One of the most successful camp (yet never "out" gay) comedians the UK ever produced - and "national treasure" - Mr Larry Grayson would have been 90 years old today.
Without him, his camp catchphrases ("Shut that door!", "What a gay day", "Seems like a nice boy", "Look at the muck in 'ere" and "Ooh, I've come over all limp") and his endless coterie of name-dropped (but never seen) friends including "Everard", "Slack Alice" the miner's daughter, "Pop-it-in Pete" the postman, "Apricot Lil" the jam factory girl and "Once a Week Nora", would such mincing stars as Julian Clary, Dale Winton, Graham Norton and even such legends as John Inman have been so accepted?
Like his contemporaries Kenneth Williams, Charles Hawtrey, Dick Emery and Frankie Howerd, Larry made campness an entertainment artform via revues, stand-up and variety shows.
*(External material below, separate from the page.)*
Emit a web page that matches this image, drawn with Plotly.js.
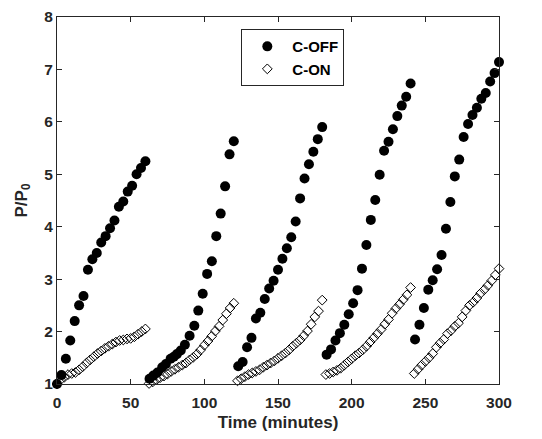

Unlike them, however, he was almost 50 by the time he got his biggest (TV) break.
Here, from a tribute show [all five parts are available on YouTube], is a hilarious selection of examples of the genius that was Larry Grayson:
He was a lifelong friend of the matriarch of Britain's one-time second most successful (after Coronation Street) soap Crossroads, Miss Noele Gordon [read my blog about her] - they even played a trick on the papers by pretending to be engaged - and here are a few more examples of Mr Grayson's craft, wherein he continually name-checks the great lady:
Facts about Larry Grayson:
- Born William Sully White, his mother was unmarried and he was initially brought up by friends of his mother who had two daughters. His foster mother died when he was six and he was subsequently raised by the younger of the two daughters, Florence. Throughout that time his real mother regularly visited and he knew her as Aunt Ethel.
- He started his career singing bawdy songs in workmen's clubs, and later donned a wig and a frock and became a female impersonator using the stage name Billy Breen.
- He eventually called himself Larry Grayson, taking the surname from the actress Kathryn Grayson.
- Late in his career, his act was spotted by impresario Peter Dulay, who brought him to London, where he appeared in revue, panto, at Danny La Rue's nightclub and even at the London Palladium. It was here he made the jump to television, after being spotted by Lew Grade who gave him his own ITV show. From there, of course, he became the UK's top-rated television star in the 80s when he took over The Generation Game, and history was made.